Liar: A Memoir (Crown Publishing)
Indie darling and novelist Rob Roberge makes his major-house debut with Liar: A Memoir, an intense, darkly funny book of addiction and mental illness, relapse, recovery, and the nature of memory. Liar is Roberge’s desperate attempt to document his life when faced with the prospect of forgetting it after years of hard living and too frequent concussions suffered during substance-induced blackouts.
In an effort to preserve his identity (for what is identity if not memories?), Roberge records the most formative moments of his life—ranging from the brutal murder of his childhood girlfriend, to a diagnosis of rapid-cycling bipolar disorder, to singing and playing guitar with his band the Urinals as an opening act for famed indie band Yo La Tengo at The Fillmore in San Francisco. But the process of trying to remember his past only exposes just how fragile are the stories that lie at the heart of who we think we are.
As Liar twists and turns through Roberge’s life, it turns the familiar story of sex, drugs, and rock ’n’ roll on its head. Darkly comic and brutally frank, it offers a remarkable portrait of a down-and-out existence scattered across the country, from musicians’ crashpads around Boston, to seedy bars in Florida popular with sideshow freaks, to a painful moment of reckoning in the scorched Wonder Valley desert of California. As Roberge struggles to keep his demons from destroying the good things he has built in his better moments, he is forced to acknowledge the increasingly blurred line between the lies we tell others and the lies we tell ourselves.

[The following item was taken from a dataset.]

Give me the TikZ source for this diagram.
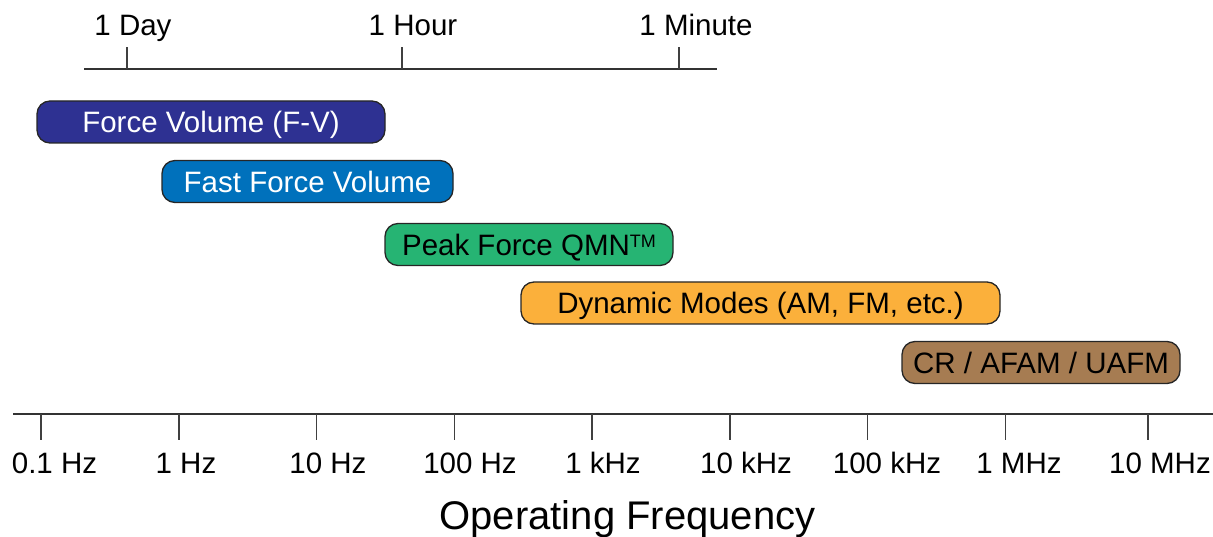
\documentclass[tikz,border=0pt]{standalone}
\usepackage{fontspec}
\setmainfont{Liberation Sans}
\begin{document}
\begin{tikzpicture}[x=1pt,y=-1pt,
  axisline/.style={draw=black!80,line width=1.8pt},
  tickline/.style={draw=black!75,line width=1.4pt},
  lbl/.style={inner sep=0pt,anchor=base,font=\fontsize{29.5}{34}\selectfont},
  bar/.style={draw=black!85,line width=1.3pt,rounded corners=13pt,inner sep=0pt,
    minimum height=42pt,text height=21.2pt,text depth=0pt,
    font=\fontsize{29.5}{34}\selectfont},
]
\definecolor{fvblue}{HTML}{2E3192}
\definecolor{ffblue}{HTML}{0071BC}
\definecolor{pfgreen}{HTML}{26B473}
\definecolor{dmorange}{HTML}{FBB03B}
\definecolor{crbrown}{HTML}{A67C52}
\useasboundingbox (0,0) rectangle (1213,537);

% time scale
\coordinate (tL) at (84,69);
\coordinate (tR) at (717,69);
\draw[axisline] (tL) -- (tR);
\foreach \x/\lx/\t/\n in {127/133/1 Day/day, 402/413/1 Hour/hour, 679/696/1 Minute/minute}{
  \coordinate (t\n) at (\x,69);
  \draw[tickline] (t\n) -- ++(0,-22);
  \node[lbl] (l\n) at (\lx,36) {\t};
}

% technique ranges
\node[bar,fill=fvblue,text=white,minimum width=348pt] (fv) at (211,122) {Force Volume (F-V)};
\node[bar,fill=ffblue,text=white,minimum width=291pt] (ffv) at (307.5,181.5) {Fast Force Volume};
\node[bar,fill=pfgreen,minimum width=288pt] (pf) at (529,244.5)
  {Peak Force QMN\raisebox{8pt}{\fontsize{18}{20}\selectfont TM}};
\node[bar,fill=dmorange,minimum width=479pt] (dm) at (760.5,303) {Dynamic Modes (AM, FM, etc.)};
\node[bar,fill=crbrown,minimum width=278pt] (cr) at (1041,362.5) {CR / AFAM / UAFM};

% frequency scale
\coordinate (fL) at (13,414);
\coordinate (fR) at (1213,414);
\draw[axisline] (fL) -- (fR);
\foreach \x/\lx/\t/\n in {41/54.5/0.1 Hz/a, 178.8/186/1 Hz/b, 316.5/328/10 Hz/c,
    454.3/470/100 Hz/d, 592/603/1 kHz/e, 729.8/746/10 kHz/f, 867.5/887/100 kHz/g,
    1005.3/1019/1 MHz/h, 1148/1160/10 MHz/i}{
  \coordinate (f\n) at (\x,414);
  \draw[tickline] (f\n) -- ++(0,26);
  \node[lbl] (fl\n) at (\lx,473) {\t};
}
\node[inner sep=0pt,anchor=base,font=\fontsize{40}{46}\selectfont] (title) at (627.5,529) {Operating Frequency};
\end{tikzpicture}
\end{document}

A reflection on memory and an intimate look at recovery and redemption, Liar delves into the complications of the healing process and the challenges faced in trying to rebuild a life, all while Roberge infuses the narrative with candor and humor.Liar is a memoir that will provoke and engage.
Praise for Liar
“Roberge’s writing is both drop-dead gorgeous and mind-bendingly smart.” —Cheryl Strayed, New York Times bestselling author of Wild
“Roberge is a modern master of the down-and-out-that-just-got-worse. His stories are dark and thrilling. They take hold of the reader like some bad, bracing dope and don’t let go until you feel the full measure of your own humanity. Prose this carefully wrought and true puts him in the tradition of Bukowski, Hammett, and Denis Johnson.” —Steve Almond
“Roberge is the bard of the rough road, singer of the long haul, both lyrical and ferociously realistic.”—Janet Fitch
“Roberge’s words bring it all back to life for me—the sounds, the sights, the smells, and the tastes. And it’s not always a pretty ride. I like that Roberge never takes the easy way out.” —Steve Wynn, The Dream Syndicate
Rob Roberge is the author of four books of fiction, most recently The Cost of Living. He is a core faculty member at UCR/Palm Desert’s MFA program and has taught at several universities, including the University of California’s MFA programs at the main campuses of Riverside, Antioch, and Los Angeles, and the UCLA Extension Writers’ Program. His work has been featured in Penthouse, The Rumpus, and The Nervous Breakdown, and his stories have been widely anthologized. Roberge also plays guitar and sings with the Los Angeles–based band the Urinals.
David L. Ulin is the author, most recently, of Sidewalking: Coming to Terms with Los Angeles, which was longlisted for the PEN/Diamonstein-Spielvogel Award for the Art of the Essay. His novel, Ear to the Ground, will be published in April. A 2015 Guggenheim Fellow, he spent ten years as book editor and book critic of the Los Angeles Times.